The New Yorker:
How the American Dream can become an American nightmare.
By Jamil Jan Kochai
Our Agha sprayed chemicals. Every workday, he woke up at five in the morning, put on his rubber boots and TruGreen ChemLawn uniform, and drove out to the wealthiest neighborhoods in greater Sacramento to spray and fertilize lawns. At home, in the evenings, Agha would devour enormous plates of rice and meat, and then he would lie back on the couch with a hot cup of tea, exhausted and aching from twelve hours of handling pesticide tanks. Sometimes my two little brothers and I would sit on the carpet a few feet away and just watch him. It was as if our father was always burning—even then, I had the sense that he was dying for us—but the fires that scorched his body fed our bellies and kept us warm.

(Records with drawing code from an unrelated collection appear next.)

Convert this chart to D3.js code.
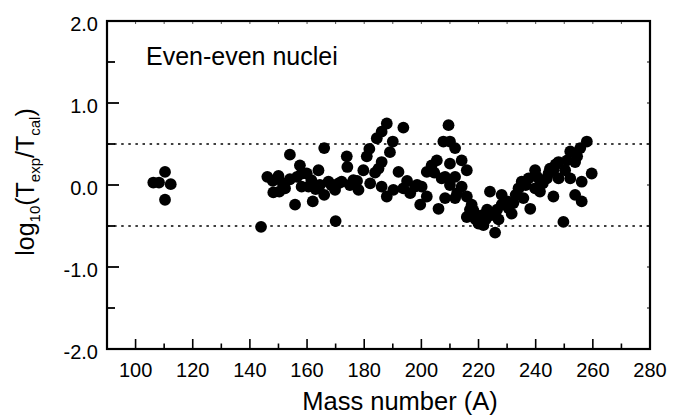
<!DOCTYPE html>
<html>
<head>
<meta charset="utf-8">
<script src="https://cdn.jsdelivr.net/npm/d3@7"></script>
<style>
  body { margin: 0; background: #fff; }
  svg { display: block; font-family: "Liberation Sans", Arial, sans-serif; }
</style>
</head>
<body>
<svg id="chart" width="690" height="415"></svg>
<script>
// Mass number A of each nucleus
const massA = [
  106.2, 108.2, 110.3, 112.3, 110.3,
  143.9, 146.1, 148.2, 150.0, 150.3, 152.3, 154.0, 154.0, 155.8, 157.5,
  158.1, 158.1, 159.9, 160.5, 162.0, 164.0, 164.5, 166.0, 166.0, 167.5,
  169.8, 170.0, 172.1, 173.9, 174.1, 176.2, 178.0, 179.7, 180.9, 181.8,
  182.1, 183.8, 184.4, 186.1, 186.1, 186.1, 187.9, 187.9, 190.0, 190.2,
  192.0, 193.7, 193.7, 196.1, 197.8, 199.6, 200.1, 201.9, 201.9, 203.6,
  206.0, 205.4, 207.1, 207.7, 209.5,
  208.3, 210.0, 211.8, 208.3, 210.0, 211.8, 214.1, 215.9, 210.0, 214.1,
  211.8, 215.9, 217.6, 215.9, 218.2, 219.4, 220.0, 221.7, 221.1, 224.0,
  224.0, 225.8, 225.8, 228.1, 228.1, 229.9, 231.6, 232.2, 234.0, 235.7,
  235.1, 237.5, 238.1, 239.8, 239.8, 241.5, 241.5, 243.9, 244.5, 246.2,
  246.2, 248.0, 248.0, 249.7, 250.3, 252.1, 252.1, 253.8, 253.8, 255.6,
  256.1, 256.1, 257.9, 259.6,
  148.0, 151.5, 156.5, 161.5, 163.0, 168.5, 171.0, 175.0, 177.5, 185.0,
  189.0, 195.0, 198.5, 204.5, 212.5, 217.0, 219.0, 222.5, 223.0, 226.5,
  227.0, 230.5, 233.0, 236.5, 240.5, 242.5, 245.0, 247.0, 251.0, 254.5
];
// log10(T_exp / T_cal) for each nucleus
const logRatio = [
  0.03, 0.03, 0.16, 0.01, -0.18,
  -0.51, 0.10, -0.09, 0.11, -0.08, -0.04, 0.37, 0.07, -0.24, 0.24,
  0.14, -0.02, 0.14, -0.02, -0.20, 0.18, 0.00, 0.45, -0.12, 0.04,
  -0.06, -0.44, 0.04, 0.35, 0.22, 0.06, -0.06, 0.18, 0.35, 0.44,
  0.02, 0.15, 0.57, 0.65, 0.28, -0.02, 0.75, -0.14, 0.53, -0.06,
  0.16, 0.70, -0.04, -0.10, -0.02, -0.24, -0.02, 0.16, -0.14, 0.24,
  -0.29, 0.30, 0.08, 0.53, 0.73,
  0.10, 0.26, 0.45, -0.16, 0.00, 0.10, 0.30, 0.18, 0.53, -0.02,
  -0.16, -0.14, -0.24, -0.39, -0.31, -0.39, -0.47, -0.49, -0.37, -0.08,
  -0.37, -0.58, -0.37, -0.12, -0.24, -0.20, -0.35, -0.22, -0.04, -0.16,
  0.04, 0.08, -0.29, 0.18, -0.04, 0.06, -0.08, 0.08, 0.14, -0.14,
  0.18, 0.28, 0.08, -0.45, 0.18, 0.08, 0.41, 0.28, -0.12, 0.45,
  0.04, -0.20, 0.53, 0.14,
  0.05, 0.02, 0.10, 0.06, -0.05, 0.00, 0.02, 0.00, 0.05, 0.20,
  0.40, 0.05, 0.00, 0.15, -0.10, -0.30, -0.42, -0.42, -0.30, -0.30,
  -0.42, -0.28, -0.12, 0.00, 0.10, 0.02, 0.20, 0.25, 0.30, 0.35
];
const xTicks = [100, 120, 140, 160, 180, 200, 220, 240, 260, 280];
const yTicks = [-2.0, -1.0, 0.0, 1.0, 2.0];
const refLines = [0.5, -0.5];

const svg = d3.select("#chart");
const pLeft = 107, pRight = 650, pTop = 21, pBottom = 349;
const x = d3.scaleLinear().domain([90, 280]).range([pLeft, pRight]);
const y = d3.scaleLinear().domain([-2, 2]).range([pBottom, pTop]);

// reference dotted lines
svg.selectAll("line.ref").data(refLines).enter().append("line")
  .attr("x1", pLeft).attr("x2", pRight)
  .attr("y1", d => y(d)).attr("y2", d => y(d))
  .attr("stroke", "#000").attr("stroke-width", 1.4)
  .attr("stroke-dasharray", "2.5,4.6");

// points
svg.selectAll("circle.pt").data(massA.map((a, i) => [a, logRatio[i]])).enter()
  .append("circle")
  .attr("cx", d => x(d[0])).attr("cy", d => y(d[1]))
  .attr("r", 5.9).attr("fill", "#000");

// bottom axis ticks (inward)
const xMinor = d3.range(90, 281, 10);
svg.selectAll("line.xt").data(xMinor).enter().append("line")
  .attr("x1", d => x(d)).attr("x2", d => x(d))
  .attr("y1", pBottom).attr("y2", d => pBottom - (d % 20 === 0 ? 10 : 5.5))
  .attr("stroke", "#000").attr("stroke-width", 1.6);
// top axis small ticks
svg.selectAll("line.xtt").data(xMinor).enter().append("line")
  .attr("x1", d => x(d)).attr("x2", d => x(d))
  .attr("y1", pTop).attr("y2", pTop + 3)
  .attr("stroke", "#555").attr("stroke-width", 1);
// left axis ticks
const yMinor = d3.range(-2, 2.01, 0.5);
svg.selectAll("line.yt").data(yMinor).enter().append("line")
  .attr("y1", d => y(d)).attr("y2", d => y(d))
  .attr("x1", pLeft).attr("x2", d => pLeft + (Math.abs(d - Math.round(d)) < 1e-6 ? 12 : 8))
  .attr("stroke", "#000").attr("stroke-width", 1.8);
// right axis small ticks
svg.selectAll("line.ytr").data(yMinor).enter().append("line")
  .attr("y1", d => y(d)).attr("y2", d => y(d))
  .attr("x1", pRight).attr("x2", pRight - 3)
  .attr("stroke", "#333").attr("stroke-width", 1.2);

// frame
svg.append("rect").attr("x", pLeft).attr("y", pTop)
  .attr("width", pRight - pLeft).attr("height", pBottom - pTop)
  .attr("fill", "none").attr("stroke", "#000").attr("stroke-width", 2.2);

// tick labels
svg.selectAll("text.xl").data(xTicks).enter().append("text")
  .attr("x", d => x(d)).attr("y", 377)
  .attr("text-anchor", "middle").attr("font-size", 20)
  .text(d => d);
svg.selectAll("text.yl").data(yTicks).enter().append("text")
  .attr("x", 98).attr("y", d => y(d) + 10)
  .attr("text-anchor", "end").attr("font-size", 20)
  .text(d => d.toFixed(1));

// axis titles
svg.append("text").attr("x", 400).attr("y", 410)
  .attr("text-anchor", "middle").attr("font-size", 25.5)
  .text("Mass number (A)");

const yt = svg.append("text")
  .attr("transform", "translate(34,182) rotate(-90)")
  .attr("text-anchor", "middle").attr("font-size", 25);
yt.append("tspan").text("log");
yt.append("tspan").attr("font-size", 15).attr("dy", 6).text("10");
yt.append("tspan").attr("dy", -6).text("(T");
yt.append("tspan").attr("font-size", 15).attr("dy", 6).text("exp");
yt.append("tspan").attr("dy", -6).text("/T");
yt.append("tspan").attr("font-size", 15).attr("dy", 6).text("cal");
yt.append("tspan").attr("dy", -6).text(")");

// annotation
svg.append("text").attr("x", 146).attr("y", 65)
  .attr("font-size", 25).text("Even-even nuclei");
</script>
</body>
</html>
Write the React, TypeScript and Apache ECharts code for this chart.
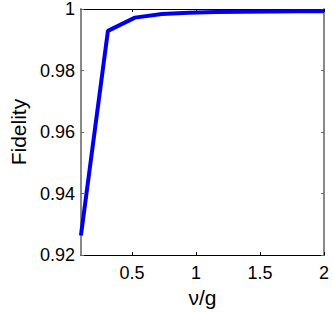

Thick-necked, wide-shouldered, and incredibly strong for his size, Agha often said that he was not born for labor (he was a poet, at heart) but that his body seemed to be built to withstand great suffering. He began to work on his farm in Logar at about six years old, cutting wheat and hauling vegetables and chopping branches. Neighbors used to ask Agha’s old father, a widely respected nomad named Hajji Alo, why he worked his little son so hard. “If I don’t teach him how to suffer now,” Hajji Alo had proclaimed, “he won’t learn how to withstand suffering in the future.” Twelve years later, on the jagged cliffs of the Kirana Hills, Agha would remember his father’s proclamation as he spent sixteen-hour days lifting and hauling heaps of gigantic stones. Having fled Soviet Army massacres in Logar, he had arrived in Pakistan, hungry and destitute, with a large family to feed. He felt grateful to his father then. If Agha hadn’t been hardened from childhood, he would never have survived those brutal months in the hills. Agha went on to labor all across the Earth. He crushed stones in Punjab. He built streets in Iran. He repaired machines in Alabama. He fixed pipes in San Francisco. He dragged our little family from one land to the next, keeping us fed and clothed, in search of a job that would finally allow him to settle down and live out his American Dream.